YOUR OBJECTIVE: Repeat every line exactly, keeping the pictures out of the copy.

Source code of charts
/---
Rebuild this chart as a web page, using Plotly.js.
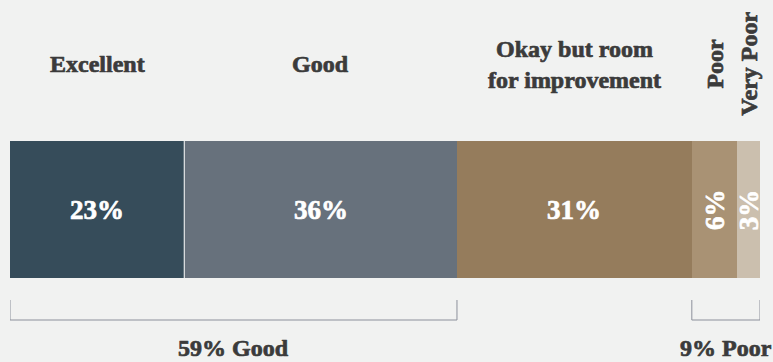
<!DOCTYPE html>
<html>
<head>
<meta charset="utf-8">
<script src="https://cdn.plot.ly/plotly-3.0.1.min.js"></script>
<style>
  html, body { margin: 0; padding: 0; background: #f1f2f1; }
  #chart { width: 773px; height: 362px; }
</style>
</head>
<body>
<div id="chart"></div>
<script>
// ---- data ----
const categories = ['Excellent', 'Good', 'Okay but room<br>for improvement', 'Poor', 'Very Poor'];
const values = [23, 36, 31, 6, 3];
const valueLabels = ['23%', '36%', '31%', '6%', '3%'];
const groupLabels = ['59% Good', '9% Poor'];
const groupMembers = [[0, 1], [3, 4]];

// ---- styles ----
const colors = ['#364c5a', '#67717c', '#957c5c', '#a99274', '#cbbfae'];
const FONT = '"Liberation Serif", "Times New Roman", serif';
const textColor = '#3b3b3b';
const W = 773, H = 362;
const py = p => 1 - p / H;

const total = values.reduce((a, b) => a + b, 0);
const starts = [];
let acc = 0;
values.forEach(v => { starts.push(acc); acc += v; });

const traces = categories.map((c, i) => ({
  type: 'bar',
  orientation: 'h',
  name: c,
  y: [0],
  x: [values[i]],
  width: [1],
  marker: { color: colors[i], line: { width: 0 } },
  hoverinfo: 'skip',
  showlegend: false
}));

const annotations = [];
const shapes = [];

categories.forEach((c, i) => {
  const mid = starts[i] + values[i] / 2;
  const small = values[i] < 10;
  annotations.push({
    x: mid, xref: 'x', y: py(64), yref: 'paper',
    text: '<b>' + c + '</b>', showarrow: false,
    textangle: small ? -90 : 0,
    xanchor: 'center', yanchor: 'middle',
    font: { family: FONT, size: 24, color: textColor }
  });
  annotations.push({
    x: mid, xref: 'x', y: 0, yref: 'y',
    text: '<b>' + valueLabels[i] + '</b>', showarrow: false,
    textangle: small ? -90 : 0,
    xanchor: 'center', yanchor: 'middle',
    font: { family: FONT, size: 27, color: '#ffffff' }
  });
});

// white separator after first segment
shapes.push({
  type: 'line', xref: 'x', yref: 'y',
  x0: values[0], x1: values[0], y0: -0.5, y1: 0.5,
  line: { color: '#ffffff', width: 1 }
});

groupMembers.forEach((m, g) => {
  const x0 = starts[m[0]];
  const x1 = starts[m[m.length - 1]] + values[m[m.length - 1]];
  const yt = py(300), yb = py(320);
  const lc = { color: '#8c909b', width: 1 };
  shapes.push({ type: 'line', xref: 'x', yref: 'paper', x0: x0, x1: x0, y0: yt, y1: yb, line: lc });
  shapes.push({ type: 'line', xref: 'x', yref: 'paper', x0: x1, x1: x1, y0: yt, y1: yb, line: lc });
  shapes.push({ type: 'line', xref: 'x', yref: 'paper', x0: x0, x1: x1, y0: yb, y1: yb, line: lc });
  annotations.push({
    x: (x0 + x1) / 2, xref: 'x', y: py(348), yref: 'paper',
    text: '<b>' + groupLabels[g] + '</b>', showarrow: false,
    xanchor: 'center', yanchor: 'middle',
    font: { family: FONT, size: 24, color: textColor }
  });
});

const layout = {
  width: W, height: H,
  margin: { l: 10, r: 13, t: 0, b: 0, pad: 0 },
  paper_bgcolor: '#f1f2f1',
  plot_bgcolor: 'rgba(0,0,0,0)',
  barmode: 'stack',
  bargap: 0,
  xaxis: { range: [0, total], visible: false, fixedrange: true },
  yaxis: { range: [-1.113, 1.529], visible: false, fixedrange: true },
  annotations: annotations,
  shapes: shapes,
  showlegend: false
};

Plotly.newPlot('chart', traces, layout, { displayModeBar: false, staticPlot: true }).then(gd => {
  // embolden the serif text slightly to match the heavy display face
  gd.querySelectorAll('.annotation-text').forEach(t => {
    const f = t.style.fill || t.getAttribute('fill');
    if (f) {
      t.style.stroke = f;
      t.style.strokeWidth = '0.7px';
      t.style.strokeLinejoin = 'round';
    }
  });
});
</script>
</body>
</html>
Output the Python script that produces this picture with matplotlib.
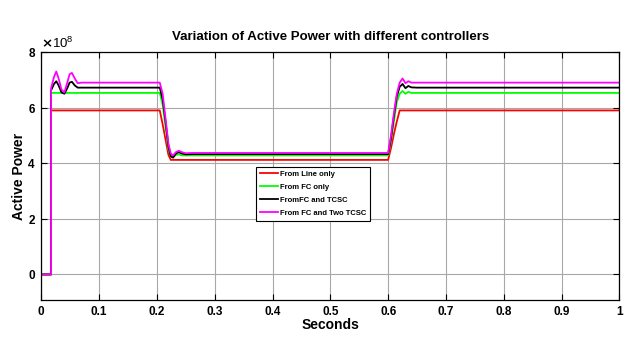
\---
RESPONSE:
Rebuild this chart as a web page, using Plotly.js.
<!DOCTYPE html>
<html>
<head>
<meta charset="utf-8">
<script src="https://cdn.plot.ly/plotly-3.0.1.min.js"></script>
<style>
  html, body { margin: 0; padding: 0; background: #f1f2f1; }
  #chart { width: 773px; height: 362px; }
</style>
</head>
<body>
<div id="chart"></div>
<script>
// ---- data ----
const categories = ['Excellent', 'Good', 'Okay but room<br>for improvement', 'Poor', 'Very Poor'];
const values = [23, 36, 31, 6, 3];
const valueLabels = ['23%', '36%', '31%', '6%', '3%'];
const groupLabels = ['59% Good', '9% Poor'];
const groupMembers = [[0, 1], [3, 4]];

// ---- styles ----
const colors = ['#364c5a', '#67717c', '#957c5c', '#a99274', '#cbbfae'];
const FONT = '"Liberation Serif", "Times New Roman", serif';
const textColor = '#3b3b3b';
const W = 773, H = 362;
const py = p => 1 - p / H;

const total = values.reduce((a, b) => a + b, 0);
const starts = [];
let acc = 0;
values.forEach(v => { starts.push(acc); acc += v; });

const traces = categories.map((c, i) => ({
  type: 'bar',
  orientation: 'h',
  name: c,
  y: [0],
  x: [values[i]],
  width: [1],
  marker: { color: colors[i], line: { width: 0 } },
  hoverinfo: 'skip',
  showlegend: false
}));

const annotations = [];
const shapes = [];

categories.forEach((c, i) => {
  const mid = starts[i] + values[i] / 2;
  const small = values[i] < 10;
  annotations.push({
    x: mid, xref: 'x', y: py(64), yref: 'paper',
    text: '<b>' + c + '</b>', showarrow: false,
    textangle: small ? -90 : 0,
    xanchor: 'center', yanchor: 'middle',
    font: { family: FONT, size: 24, color: textColor }
  });
  annotations.push({
    x: mid, xref: 'x', y: 0, yref: 'y',
    text: '<b>' + valueLabels[i] + '</b>', showarrow: false,
    textangle: small ? -90 : 0,
    xanchor: 'center', yanchor: 'middle',
    font: { family: FONT, size: 27, color: '#ffffff' }
  });
});

// white separator after first segment
shapes.push({
  type: 'line', xref: 'x', yref: 'y',
  x0: values[0], x1: values[0], y0: -0.5, y1: 0.5,
  line: { color: '#ffffff', width: 1 }
});

groupMembers.forEach((m, g) => {
  const x0 = starts[m[0]];
  const x1 = starts[m[m.length - 1]] + values[m[m.length - 1]];
  const yt = py(300), yb = py(320);
  const lc = { color: '#8c909b', width: 1 };
  shapes.push({ type: 'line', xref: 'x', yref: 'paper', x0: x0, x1: x0, y0: yt, y1: yb, line: lc });
  shapes.push({ type: 'line', xref: 'x', yref: 'paper', x0: x1, x1: x1, y0: yt, y1: yb, line: lc });
  shapes.push({ type: 'line', xref: 'x', yref: 'paper', x0: x0, x1: x1, y0: yb, y1: yb, line: lc });
  annotations.push({
    x: (x0 + x1) / 2, xref: 'x', y: py(348), yref: 'paper',
    text: '<b>' + groupLabels[g] + '</b>', showarrow: false,
    xanchor: 'center', yanchor: 'middle',
    font: { family: FONT, size: 24, color: textColor }
  });
});

const layout = {
  width: W, height: H,
  margin: { l: 10, r: 13, t: 0, b: 0, pad: 0 },
  paper_bgcolor: '#f1f2f1',
  plot_bgcolor: 'rgba(0,0,0,0)',
  barmode: 'stack',
  bargap: 0,
  xaxis: { range: [0, total], visible: false, fixedrange: true },
  yaxis: { range: [-1.113, 1.529], visible: false, fixedrange: true },
  annotations: annotations,
  shapes: shapes,
  showlegend: false
};

Plotly.newPlot('chart', traces, layout, { displayModeBar: false, staticPlot: true }).then(gd => {
  // embolden the serif text slightly to match the heavy display face
  gd.querySelectorAll('.annotation-text').forEach(t => {
    const f = t.style.fill || t.getAttribute('fill');
    if (f) {
      t.style.stroke = f;
      t.style.strokeWidth = '0.7px';
      t.style.strokeLinejoin = 'round';
    }
  });
});
</script>
</body>
</html>
Output the Python script that produces this picture with matplotlib.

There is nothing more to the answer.